Quote the whole listing exactly. Leave the pictures out of your copy.

● **Data shown**:

* START *

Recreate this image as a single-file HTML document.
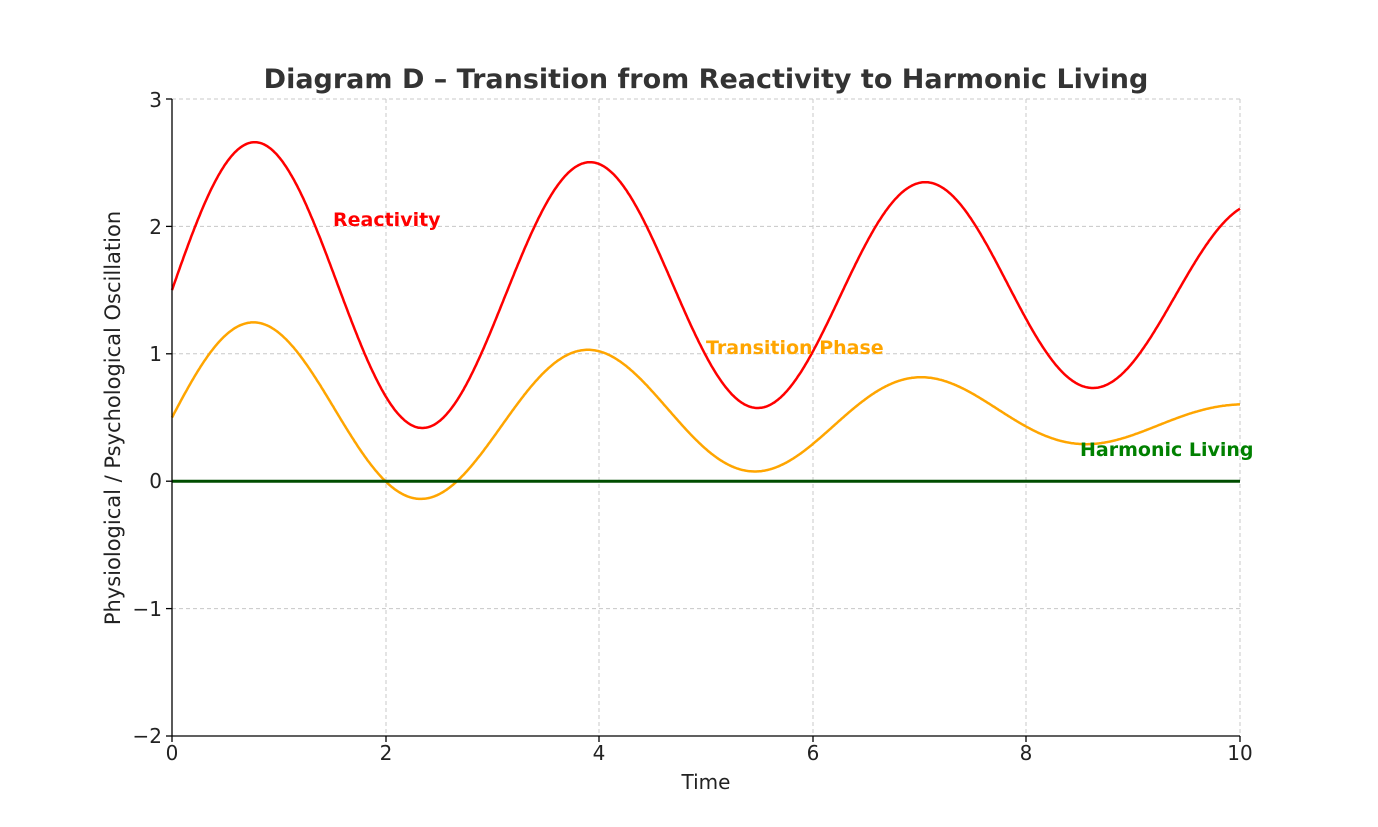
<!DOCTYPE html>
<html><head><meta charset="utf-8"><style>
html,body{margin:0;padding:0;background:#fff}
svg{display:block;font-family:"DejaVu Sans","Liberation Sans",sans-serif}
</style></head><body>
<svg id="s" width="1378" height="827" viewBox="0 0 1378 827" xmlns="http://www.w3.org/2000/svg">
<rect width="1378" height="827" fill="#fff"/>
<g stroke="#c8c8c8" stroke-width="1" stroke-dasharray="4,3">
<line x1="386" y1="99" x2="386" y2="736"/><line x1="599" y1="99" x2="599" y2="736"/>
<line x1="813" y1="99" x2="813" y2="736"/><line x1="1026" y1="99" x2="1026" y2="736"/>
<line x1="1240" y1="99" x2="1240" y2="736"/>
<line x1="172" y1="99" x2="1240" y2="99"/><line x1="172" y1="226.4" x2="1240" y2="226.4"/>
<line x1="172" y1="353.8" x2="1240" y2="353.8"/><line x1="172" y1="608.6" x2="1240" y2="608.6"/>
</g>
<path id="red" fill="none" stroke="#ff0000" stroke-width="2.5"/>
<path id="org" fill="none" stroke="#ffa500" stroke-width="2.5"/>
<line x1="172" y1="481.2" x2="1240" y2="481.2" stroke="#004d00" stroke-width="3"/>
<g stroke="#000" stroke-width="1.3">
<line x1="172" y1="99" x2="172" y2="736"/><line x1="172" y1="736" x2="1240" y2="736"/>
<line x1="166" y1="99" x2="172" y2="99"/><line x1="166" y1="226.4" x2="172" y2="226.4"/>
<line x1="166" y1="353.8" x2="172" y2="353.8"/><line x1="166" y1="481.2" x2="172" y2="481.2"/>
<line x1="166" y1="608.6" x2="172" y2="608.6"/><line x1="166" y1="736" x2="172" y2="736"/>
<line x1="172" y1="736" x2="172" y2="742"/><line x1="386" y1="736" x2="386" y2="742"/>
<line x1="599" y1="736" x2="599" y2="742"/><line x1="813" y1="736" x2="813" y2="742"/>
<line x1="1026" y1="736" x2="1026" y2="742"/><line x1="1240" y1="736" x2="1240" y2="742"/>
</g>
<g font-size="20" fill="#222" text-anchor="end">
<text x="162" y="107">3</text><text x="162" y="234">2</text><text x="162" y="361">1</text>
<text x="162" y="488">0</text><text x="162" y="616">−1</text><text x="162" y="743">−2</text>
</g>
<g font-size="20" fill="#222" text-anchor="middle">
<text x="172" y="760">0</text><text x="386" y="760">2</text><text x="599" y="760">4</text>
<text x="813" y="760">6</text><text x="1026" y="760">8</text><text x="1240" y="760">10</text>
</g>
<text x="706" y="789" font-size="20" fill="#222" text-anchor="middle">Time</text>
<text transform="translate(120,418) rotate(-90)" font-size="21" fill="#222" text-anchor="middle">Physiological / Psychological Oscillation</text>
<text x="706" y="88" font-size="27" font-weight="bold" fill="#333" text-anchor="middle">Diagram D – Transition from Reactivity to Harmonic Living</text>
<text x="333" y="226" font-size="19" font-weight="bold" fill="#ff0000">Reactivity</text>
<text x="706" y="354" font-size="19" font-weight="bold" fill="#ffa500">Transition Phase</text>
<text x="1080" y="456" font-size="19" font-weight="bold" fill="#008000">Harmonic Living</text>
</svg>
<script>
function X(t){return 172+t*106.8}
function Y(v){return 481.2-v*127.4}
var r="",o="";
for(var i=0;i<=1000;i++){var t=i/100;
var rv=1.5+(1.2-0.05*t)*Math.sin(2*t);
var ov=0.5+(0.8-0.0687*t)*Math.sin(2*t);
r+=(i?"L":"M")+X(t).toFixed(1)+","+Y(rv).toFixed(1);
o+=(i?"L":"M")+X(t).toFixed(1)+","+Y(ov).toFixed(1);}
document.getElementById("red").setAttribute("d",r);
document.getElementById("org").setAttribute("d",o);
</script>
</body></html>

* END *

● **Full response**:
Recreate this image as a single-file HTML document.
<!DOCTYPE html>
<html><head><meta charset="utf-8"><style>
html,body{margin:0;padding:0;background:#fff}
svg{display:block;font-family:"DejaVu Sans","Liberation Sans",sans-serif}
</style></head><body>
<svg id="s" width="1378" height="827" viewBox="0 0 1378 827" xmlns="http://www.w3.org/2000/svg">
<rect width="1378" height="827" fill="#fff"/>
<g stroke="#c8c8c8" stroke-width="1" stroke-dasharray="4,3">
<line x1="386" y1="99" x2="386" y2="736"/><line x1="599" y1="99" x2="599" y2="736"/>
<line x1="813" y1="99" x2="813" y2="736"/><line x1="1026" y1="99" x2="1026" y2="736"/>
<line x1="1240" y1="99" x2="1240" y2="736"/>
<line x1="172" y1="99" x2="1240" y2="99"/><line x1="172" y1="226.4" x2="1240" y2="226.4"/>
<line x1="172" y1="353.8" x2="1240" y2="353.8"/><line x1="172" y1="608.6" x2="1240" y2="608.6"/>
</g>
<path id="red" fill="none" stroke="#ff0000" stroke-width="2.5"/>
<path id="org" fill="none" stroke="#ffa500" stroke-width="2.5"/>
<line x1="172" y1="481.2" x2="1240" y2="481.2" stroke="#004d00" stroke-width="3"/>
<g stroke="#000" stroke-width="1.3">
<line x1="172" y1="99" x2="172" y2="736"/><line x1="172" y1="736" x2="1240" y2="736"/>
<line x1="166" y1="99" x2="172" y2="99"/><line x1="166" y1="226.4" x2="172" y2="226.4"/>
<line x1="166" y1="353.8" x2="172" y2="353.8"/><line x1="166" y1="481.2" x2="172" y2="481.2"/>
<line x1="166" y1="608.6" x2="172" y2="608.6"/><line x1="166" y1="736" x2="172" y2="736"/>
<line x1="172" y1="736" x2="172" y2="742"/><line x1="386" y1="736" x2="386" y2="742"/>
<line x1="599" y1="736" x2="599" y2="742"/><line x1="813" y1="736" x2="813" y2="742"/>
<line x1="1026" y1="736" x2="1026" y2="742"/><line x1="1240" y1="736" x2="1240" y2="742"/>
</g>
<g font-size="20" fill="#222" text-anchor="end">
<text x="162" y="107">3</text><text x="162" y="234">2</text><text x="162" y="361">1</text>
<text x="162" y="488">0</text><text x="162" y="616">−1</text><text x="162" y="743">−2</text>
</g>
<g font-size="20" fill="#222" text-anchor="middle">
<text x="172" y="760">0</text><text x="386" y="760">2</text><text x="599" y="760">4</text>
<text x="813" y="760">6</text><text x="1026" y="760">8</text><text x="1240" y="760">10</text>
</g>
<text x="706" y="789" font-size="20" fill="#222" text-anchor="middle">Time</text>
<text transform="translate(120,418) rotate(-90)" font-size="21" fill="#222" text-anchor="middle">Physiological / Psychological Oscillation</text>
<text x="706" y="88" font-size="27" font-weight="bold" fill="#333" text-anchor="middle">Diagram D – Transition from Reactivity to Harmonic Living</text>
<text x="333" y="226" font-size="19" font-weight="bold" fill="#ff0000">Reactivity</text>
<text x="706" y="354" font-size="19" font-weight="bold" fill="#ffa500">Transition Phase</text>
<text x="1080" y="456" font-size="19" font-weight="bold" fill="#008000">Harmonic Living</text>
</svg>
<script>
function X(t){return 172+t*106.8}
function Y(v){return 481.2-v*127.4}
var r="",o="";
for(var i=0;i<=1000;i++){var t=i/100;
var rv=1.5+(1.2-0.05*t)*Math.sin(2*t);
var ov=0.5+(0.8-0.0687*t)*Math.sin(2*t);
r+=(i?"L":"M")+X(t).toFixed(1)+","+Y(rv).toFixed(1);
o+=(i?"L":"M")+X(t).toFixed(1)+","+Y(ov).toFixed(1);}
document.getElementById("red").setAttribute("d",r);
document.getElementById("org").setAttribute("d",o);
</script>
</body></html>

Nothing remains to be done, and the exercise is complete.